Besides this, we further developed algorithmic tools at the interface of discrete and continuous optimisation, leading to new results in network optimization, equilibrium computation, tropical geometry, machine learning, and mechanism design.

We attained most key objectives of the project and made surprising new discoveries. Publication highlights include seven papers at the flagship conferences in theoretical computer science, the Symposium on Theory of Computing and the Symposium on Foundations of Computer Science, three paper published in the Journal of the ACM (JACM), and one in Operations Research. We highlight four areas of achievements. We presented the results by giving a number of invited and plenary talks, and two invited minicourses dedicated to our new approaches to linear programming.

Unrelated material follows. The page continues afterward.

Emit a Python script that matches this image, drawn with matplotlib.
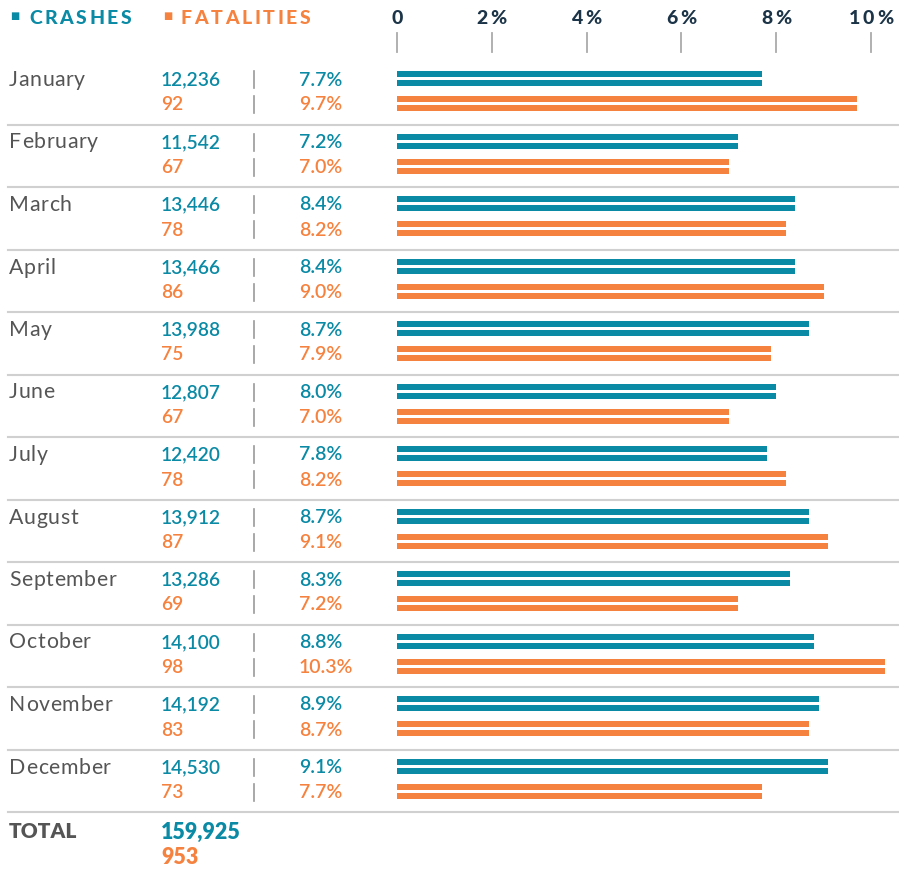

The most significant objective of the project was to develop a strongly polynomial algorithm for the minimum-cost generalized flow problem, or equivalently, for LPs with two nonzero entries in each row of the column matrix, a well-studied class. As the culmination of five years of concerted efforts, we resolved this in a paper with Dadush, Koh, Natura, and Olver, accepted to STOC 2024.

To answer this question, we developed a new theory of combinatorial interior point methods, exploring deep connections between discrete and continuous optimization. We further developed the theory of layered least squares interior point methods pioneered by Vavasis and Ye in the nineties. Ultimately, we developed a novel interior point method that is essentially the best possible from a strongly polynomial perspective. The running time of this method for a particular problem class boils down to analysing a simple combinatorial quantity. This is the main tool in resolving the minimum-cost generalized flow question. In this context, we also developed a new theory of circuit imbalances, geometric parameters that play important roles in a wide range of problems in combinatorics and optimization.

We also obtained a number of new results in the context of equilibrium computation and mechanism design. In particular, with Garg we resolved a longstanding open question by giving a strongly polynomial algorithm for Arrow-Debreu exchange market equilibrium. We made significant advancements on the approximability of the Nash social welfare problem.

We explored a range of connections of the above concepts, leading to new results in related areas such as network optimization, tropical geometry, machine learning, and mechanism design.

Our results are transformative in the context of strongly polynomial computability. We mapped the limits of strongly polynomial computability using interior point methods: on the one hand, we showed that these methods subsume all previous approaches, and on the other hand, we established a clear combinatorial characterization in terms of the straight-line complexity of when an interior point method can be strongly polynomial. This technique is used to answer an important open question in combinatorial optimization where other methods seem to have failed. Moreover, we developed powerful tools for further research and identified the next critical problems. In a different direction, in the context of mechanism design, our work on Nash Social welfare developed a surprising new technique that enabled very significant progress on the problem.